The value of inline is that the whole function body may be put right in the code. The caller might have the w0 and w1 in registers R8 and R4. If the function is not inline, then the compile must place them in R1 and R2 but may have generated extra moves. It is difficult for any compiler to fulfil the requirements of the ldm/stm generically.

This affects performance since HW we use optimized for bursts processing. Also this breaks functional correctness because HW we use takes into consideration sequence of words and ignores offsets (but compiler think that it's safe to change the order of instructions).

If the hardware is a particular non-memory slave peripheral on the bus, then you can wrap the functionality to write to this slave in an external wrapper and force the register allocation (see AAPCS) so that ldm/stm will work. This will result in a performance hit which could be mitigated by some custom assembler in the driver for the device.

However, it sounds like the device might be memory?
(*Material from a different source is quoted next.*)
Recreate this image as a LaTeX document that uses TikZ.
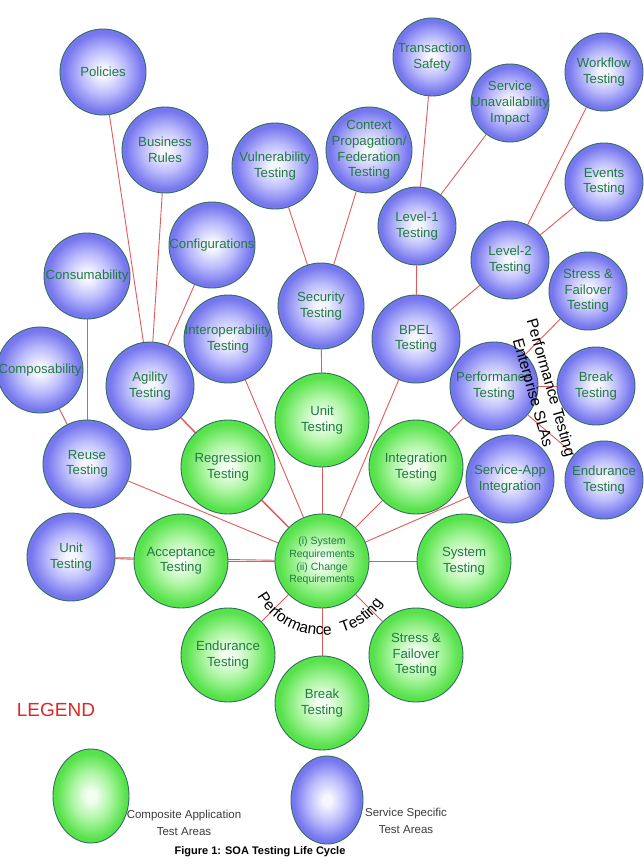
\documentclass[tikz,border=0pt]{standalone}
\usepackage{fontspec}
\setmainfont{Liberation Sans}
\usetikzlibrary{decorations.text,backgrounds,shapes.geometric}
\definecolor{bEdge}{RGB}{118,118,238}
\definecolor{bMid}{RGB}{188,188,252}
\definecolor{bIn}{RGB}{246,246,255}
\definecolor{gEdge}{RGB}{86,226,74}
\definecolor{gMid}{RGB}{170,245,160}
\definecolor{gIn}{RGB}{242,255,240}
\definecolor{ringc}{RGB}{52,108,96}
\definecolor{txtc}{RGB}{34,122,66}
\definecolor{linec}{RGB}{224,92,92}
\definecolor{legc}{RGB}{222,40,40}
\definecolor{grayt}{RGB}{60,60,60}
\pgfdeclareradialshading{bluesh}{\pgfpoint{0bp}{0bp}}{color(0bp)=(bIn); color(3bp)=(bIn); color(13bp)=(bMid); color(23bp)=(bEdge); color(50bp)=(bEdge)}
\pgfdeclareradialshading{greensh}{\pgfpoint{0bp}{0bp}}{color(0bp)=(gIn); color(3bp)=(gIn); color(13bp)=(gMid); color(23bp)=(gEdge); color(50bp)=(gEdge)}
\newcommand\arcfnt{\fontsize{15.5}{15.5}\selectfont}
\tikzset{
  bub/.style={circle, draw=ringc, line width=0.9pt, inner sep=-14pt, minimum size=#1,
              text=txtc, align=center, font=\fontsize{13.2}{15.6}\selectfont},
  bb/.style={bub=#1, shading=bluesh},
  gb/.style={bub=#1, shading=greensh},
  conn/.style={draw=linec, line width=0.9pt},
  legtxt/.style={text=grayt, align=center, font=\fontsize{11.5}{16.5}\selectfont},
}
\begin{document}
\begin{tikzpicture}[x=1pt,y=-1pt]
\useasboundingbox (0,0) rectangle (644,867);
% blue service-specific nodes
\node[bb=86pt] (pol) at (103,72) {Policies};
\node[bb=86pt] (bus) at (165,150) {Business\\Rules};
\node[bb=86pt] (vul) at (275,166) {Vulnerability\\Testing};
\node[bb=78pt] (trs) at (432,57) {Transaction\\Safety};
\node[bb=78pt] (sua) at (510,103) {Service\\Unavailability\\Impact};
\node[bb=78pt] (wfl) at (604,72) {Workflow\\Testing};
\node[bb=86pt] (ctx) at (369,150) {Context\\Propagation/\\Federation\\Testing};
\node[bb=78pt] (evt) at (604,182) {Events\\Testing};
\node[bb=78pt] (lv1) at (417,226) {Level-1\\Testing};
\node[bb=78pt] (lv2) at (510,260) {Level-2\\Testing};
\node[bb=78pt] (sfb) at (588,291) {Stress \&\\Failover\\Testing};
\node[bb=88pt] (bpl) at (416,339) {BPEL\\Testing};
\node[bb=88pt] (pfb) at (494,386) {Performance\\Testing};
\node[bb=78pt] (brb) at (596,386) {Break\\Testing};
\node[bb=86pt] (sec) at (321,306) {Security\\Testing};
\node[bb=86pt] (cfg) at (212,245) {Configurations};
\node[bb=86pt] (cns) at (87,276) {Consumability};
\node[bb=86pt] (cmp) at (40,370) {Composability};
\node[bb=88pt] (agl) at (150,386) {Agility\\Testing};
\node[bb=88pt] (itp) at (228,339) {Interoperability\\Testing};
\node[bb=88pt] (reu) at (87,464) {Reuse\\Testing};
\node[bb=88pt] (utb) at (71,557) {Unit\\Testing};
\node[bb=88pt] (sai) at (510,479) {Service-App\\Integration};
\node[bb=78pt] (enb) at (604,480) {Endurance\\Testing};
% green composite application nodes
\node[gb=94pt] (utg) at (322,420) {Unit\\Testing};
\node[gb=94pt] (reg) at (228,467) {Regression\\Testing};
\node[gb=94pt] (int) at (416,467) {Integration\\Testing};
\node[gb=94pt] (acc) at (181,561) {Acceptance\\Testing};
\node[gb=94pt, font=\fontsize{10.5}{12.7}\selectfont] (cen) at (322,561) {(i) System\\Requirements\\(ii) Change\\Requirements};
\node[gb=94pt] (sys) at (464,561) {System\\Testing};
\node[gb=94pt] (eng) at (228,655) {Endurance\\Testing};
\node[gb=94pt] (brg) at (322,703) {Break\\Testing};
\node[gb=94pt] (sfg) at (416,655) {Stress \&\\Failover\\Testing};
% connectors
\begin{pgfonlayer}{background}
\fill[white] (0,0) rectangle (644,867);
\foreach \a/\b in {pol/agl, bus/agl, cfg/agl, cns/reu, cmp/reu, agl/reg, agl/cen, itp/cen,
  vul/sec, ctx/sec, sec/utg, utg/cen, trs/lv1, sua/lv1, lv1/bpl, wfl/lv2, evt/lv2, lv2/bpl,
  bpl/cen, pfb/int, sfb/pfb, brb/pfb, enb/pfb, sai/cen, int/cen, reg/cen, reu/cen,
  utb/acc, utb/cen, acc/cen, sys/cen, cen/eng, cen/brg, cen/sfg}
  \draw[conn] (\a) -- (\b);
\end{pgfonlayer}
% curved labels
\path[decorate, decoration={text along path, text align=left, text={|\arcfnt|Performance}}]
  (cen.center) ++(151:74) arc[start angle=151, end angle=55, radius=74];
\path[decorate, decoration={text along path, text align=left, text={|\arcfnt|Testing}}]
  (cen.center) ++(74:74) arc[start angle=74, end angle=10, radius=74];
\node[rotate=-74, font=\fontsize{15.5}{15.5}\selectfont] (ptx) at (550,388) {Performance Testing};
\node[rotate=-74, font=\fontsize{15.5}{15.5}\selectfont] (esl) at (532,393) {Enterprise SLAs};
% legend
\node[text=legc, font=\fontsize{19}{19}\selectfont] (leg) at (56,710) {LEGEND};
\node[ellipse, draw=ringc, line width=0.9pt, inner sep=0pt, minimum width=76pt, minimum height=94pt, shading=greensh] (lg) at (91,796) {};
\node[ellipse, draw=ringc, line width=0.9pt, inner sep=0pt, minimum width=72pt, minimum height=88pt, shading=bluesh] (lb) at (327,800) {};
\node[legtxt] (lgt) at (184,823) {Composite Application\\Test Areas};
\node[legtxt] (lbt) at (406,821) {Service Specific\\Test Areas};
\node[font=\bfseries\fontsize{11}{11}\selectfont] (cap) at (260,852) {Figure 1: SOA Testing Life Cycle};
\end{tikzpicture}
\end{document}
In this case, you have a problem. Normally, memory devices like this will use a cache only? If your CPU has an MPU (memory protection unit) and can enable both data and code cache, then you might resolve this issue. Cache lines will always be burst accesses. Care only needs to be taken in the code to setup the MPU and the data cache. OPs Cortex-M0+ has no cache and the devices are non-memory so this will not be possible (nor needed).

If your device is memory and you have no data cache then your issue is probably unresolvable (without massive effort) and you need different hardware. Or you can wrap it like the peripheral device and take a performance hit; loosing the benefits of the random access of the memory device.